Please transcribe the listing below in full and word for word, without its pictures.

◆ ◆ ◆

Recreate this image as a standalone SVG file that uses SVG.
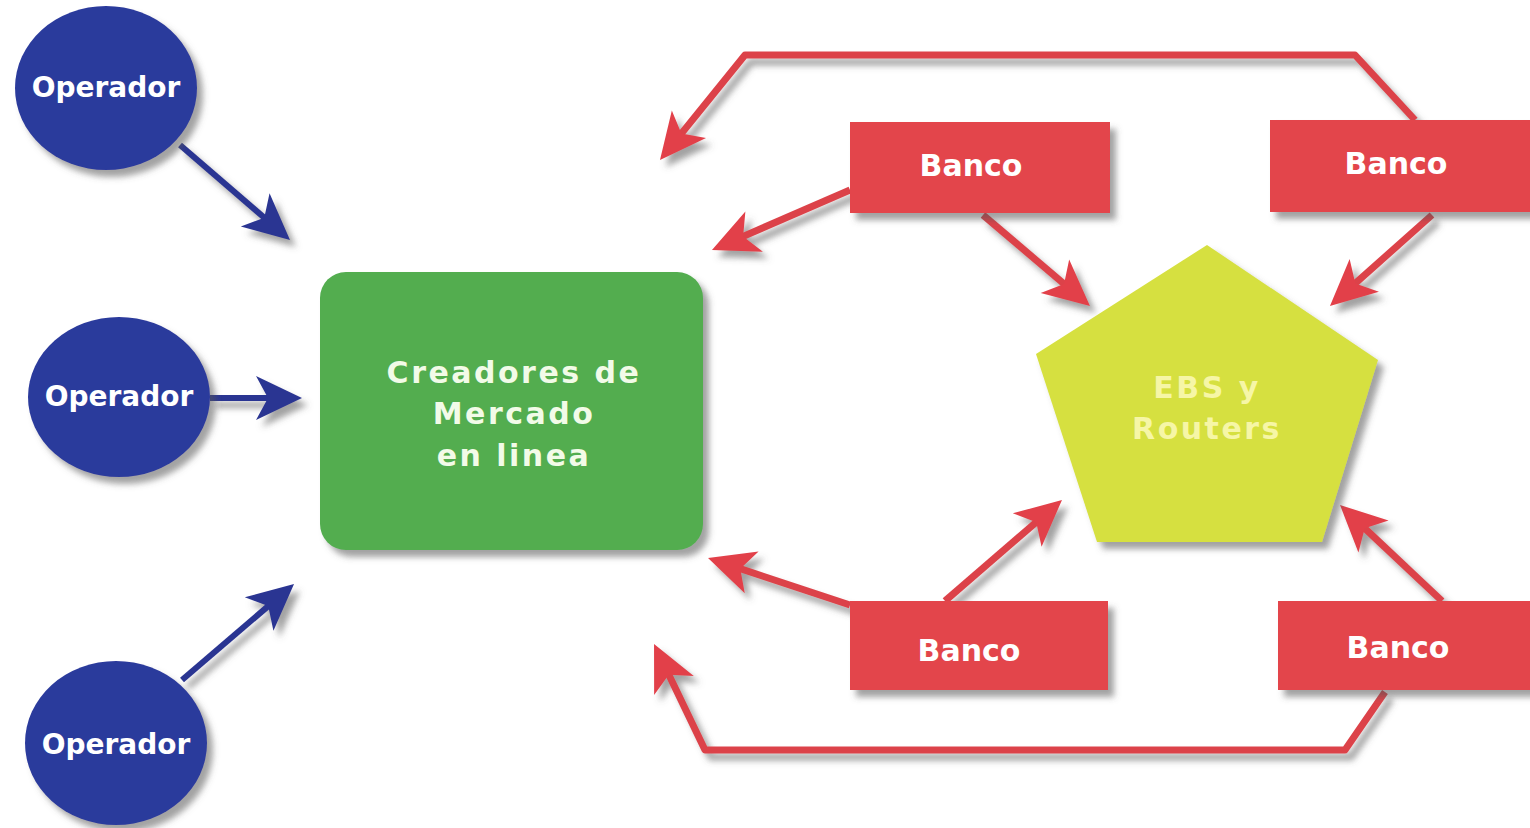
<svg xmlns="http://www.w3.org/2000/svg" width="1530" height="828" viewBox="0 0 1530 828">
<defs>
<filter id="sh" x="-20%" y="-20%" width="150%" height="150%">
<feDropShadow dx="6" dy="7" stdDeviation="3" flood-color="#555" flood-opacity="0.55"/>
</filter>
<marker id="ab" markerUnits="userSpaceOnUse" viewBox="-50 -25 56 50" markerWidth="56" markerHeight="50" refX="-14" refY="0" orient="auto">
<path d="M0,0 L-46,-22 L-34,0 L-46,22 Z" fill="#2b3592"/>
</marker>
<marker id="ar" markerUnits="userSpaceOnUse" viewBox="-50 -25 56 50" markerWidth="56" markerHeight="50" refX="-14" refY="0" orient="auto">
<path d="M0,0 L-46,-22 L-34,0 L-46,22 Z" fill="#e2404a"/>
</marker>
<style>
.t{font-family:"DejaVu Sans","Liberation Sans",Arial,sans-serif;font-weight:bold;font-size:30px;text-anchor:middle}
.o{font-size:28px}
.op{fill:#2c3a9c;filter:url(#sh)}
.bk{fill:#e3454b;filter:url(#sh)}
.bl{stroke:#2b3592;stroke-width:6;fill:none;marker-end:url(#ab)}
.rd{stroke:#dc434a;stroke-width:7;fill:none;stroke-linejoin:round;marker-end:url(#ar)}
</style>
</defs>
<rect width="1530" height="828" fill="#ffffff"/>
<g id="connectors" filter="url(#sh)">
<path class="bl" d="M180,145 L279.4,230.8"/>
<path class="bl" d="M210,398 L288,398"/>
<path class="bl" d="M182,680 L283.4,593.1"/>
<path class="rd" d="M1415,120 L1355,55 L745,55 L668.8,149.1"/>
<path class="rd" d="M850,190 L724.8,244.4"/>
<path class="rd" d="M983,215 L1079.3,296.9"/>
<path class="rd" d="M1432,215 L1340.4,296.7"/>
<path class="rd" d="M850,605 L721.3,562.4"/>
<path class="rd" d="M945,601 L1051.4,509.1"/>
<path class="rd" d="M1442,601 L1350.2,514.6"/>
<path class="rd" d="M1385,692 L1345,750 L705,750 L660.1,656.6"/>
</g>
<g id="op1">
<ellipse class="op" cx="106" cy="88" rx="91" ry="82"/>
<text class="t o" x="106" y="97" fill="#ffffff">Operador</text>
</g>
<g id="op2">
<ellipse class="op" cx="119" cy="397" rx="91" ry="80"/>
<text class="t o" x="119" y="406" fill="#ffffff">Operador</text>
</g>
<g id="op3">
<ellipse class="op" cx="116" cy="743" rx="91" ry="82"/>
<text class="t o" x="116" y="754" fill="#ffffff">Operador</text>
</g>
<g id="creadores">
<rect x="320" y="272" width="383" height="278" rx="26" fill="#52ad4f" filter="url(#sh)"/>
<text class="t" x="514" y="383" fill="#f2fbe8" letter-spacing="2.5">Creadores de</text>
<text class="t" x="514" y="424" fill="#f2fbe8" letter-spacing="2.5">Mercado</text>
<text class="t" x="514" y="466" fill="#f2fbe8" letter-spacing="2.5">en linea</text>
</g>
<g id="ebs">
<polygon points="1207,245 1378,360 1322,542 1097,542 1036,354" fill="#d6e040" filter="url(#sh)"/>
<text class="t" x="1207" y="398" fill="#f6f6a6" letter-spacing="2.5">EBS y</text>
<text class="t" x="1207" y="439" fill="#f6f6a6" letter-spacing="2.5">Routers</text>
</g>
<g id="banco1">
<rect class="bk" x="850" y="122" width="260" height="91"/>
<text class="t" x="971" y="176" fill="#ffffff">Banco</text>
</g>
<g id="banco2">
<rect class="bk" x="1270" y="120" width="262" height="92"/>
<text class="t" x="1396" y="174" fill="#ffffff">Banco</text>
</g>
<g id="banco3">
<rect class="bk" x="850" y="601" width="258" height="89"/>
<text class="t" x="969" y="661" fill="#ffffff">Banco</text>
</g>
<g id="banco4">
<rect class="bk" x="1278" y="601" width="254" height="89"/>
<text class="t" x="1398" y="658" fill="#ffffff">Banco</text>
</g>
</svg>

◆ ◆ ◆

Exercise result =
Recreate this image as a standalone SVG file that uses SVG.
<svg xmlns="http://www.w3.org/2000/svg" width="1530" height="828" viewBox="0 0 1530 828">
<defs>
<filter id="sh" x="-20%" y="-20%" width="150%" height="150%">
<feDropShadow dx="6" dy="7" stdDeviation="3" flood-color="#555" flood-opacity="0.55"/>
</filter>
<marker id="ab" markerUnits="userSpaceOnUse" viewBox="-50 -25 56 50" markerWidth="56" markerHeight="50" refX="-14" refY="0" orient="auto">
<path d="M0,0 L-46,-22 L-34,0 L-46,22 Z" fill="#2b3592"/>
</marker>
<marker id="ar" markerUnits="userSpaceOnUse" viewBox="-50 -25 56 50" markerWidth="56" markerHeight="50" refX="-14" refY="0" orient="auto">
<path d="M0,0 L-46,-22 L-34,0 L-46,22 Z" fill="#e2404a"/>
</marker>
<style>
.t{font-family:"DejaVu Sans","Liberation Sans",Arial,sans-serif;font-weight:bold;font-size:30px;text-anchor:middle}
.o{font-size:28px}
.op{fill:#2c3a9c;filter:url(#sh)}
.bk{fill:#e3454b;filter:url(#sh)}
.bl{stroke:#2b3592;stroke-width:6;fill:none;marker-end:url(#ab)}
.rd{stroke:#dc434a;stroke-width:7;fill:none;stroke-linejoin:round;marker-end:url(#ar)}
</style>
</defs>
<rect width="1530" height="828" fill="#ffffff"/>
<g id="connectors" filter="url(#sh)">
<path class="bl" d="M180,145 L279.4,230.8"/>
<path class="bl" d="M210,398 L288,398"/>
<path class="bl" d="M182,680 L283.4,593.1"/>
<path class="rd" d="M1415,120 L1355,55 L745,55 L668.8,149.1"/>
<path class="rd" d="M850,190 L724.8,244.4"/>
<path class="rd" d="M983,215 L1079.3,296.9"/>
<path class="rd" d="M1432,215 L1340.4,296.7"/>
<path class="rd" d="M850,605 L721.3,562.4"/>
<path class="rd" d="M945,601 L1051.4,509.1"/>
<path class="rd" d="M1442,601 L1350.2,514.6"/>
<path class="rd" d="M1385,692 L1345,750 L705,750 L660.1,656.6"/>
</g>
<g id="op1">
<ellipse class="op" cx="106" cy="88" rx="91" ry="82"/>
<text class="t o" x="106" y="97" fill="#ffffff">Operador</text>
</g>
<g id="op2">
<ellipse class="op" cx="119" cy="397" rx="91" ry="80"/>
<text class="t o" x="119" y="406" fill="#ffffff">Operador</text>
</g>
<g id="op3">
<ellipse class="op" cx="116" cy="743" rx="91" ry="82"/>
<text class="t o" x="116" y="754" fill="#ffffff">Operador</text>
</g>
<g id="creadores">
<rect x="320" y="272" width="383" height="278" rx="26" fill="#52ad4f" filter="url(#sh)"/>
<text class="t" x="514" y="383" fill="#f2fbe8" letter-spacing="2.5">Creadores de</text>
<text class="t" x="514" y="424" fill="#f2fbe8" letter-spacing="2.5">Mercado</text>
<text class="t" x="514" y="466" fill="#f2fbe8" letter-spacing="2.5">en linea</text>
</g>
<g id="ebs">
<polygon points="1207,245 1378,360 1322,542 1097,542 1036,354" fill="#d6e040" filter="url(#sh)"/>
<text class="t" x="1207" y="398" fill="#f6f6a6" letter-spacing="2.5">EBS y</text>
<text class="t" x="1207" y="439" fill="#f6f6a6" letter-spacing="2.5">Routers</text>
</g>
<g id="banco1">
<rect class="bk" x="850" y="122" width="260" height="91"/>
<text class="t" x="971" y="176" fill="#ffffff">Banco</text>
</g>
<g id="banco2">
<rect class="bk" x="1270" y="120" width="262" height="92"/>
<text class="t" x="1396" y="174" fill="#ffffff">Banco</text>
</g>
<g id="banco3">
<rect class="bk" x="850" y="601" width="258" height="89"/>
<text class="t" x="969" y="661" fill="#ffffff">Banco</text>
</g>
<g id="banco4">
<rect class="bk" x="1278" y="601" width="254" height="89"/>
<text class="t" x="1398" y="658" fill="#ffffff">Banco</text>
</g>
</svg>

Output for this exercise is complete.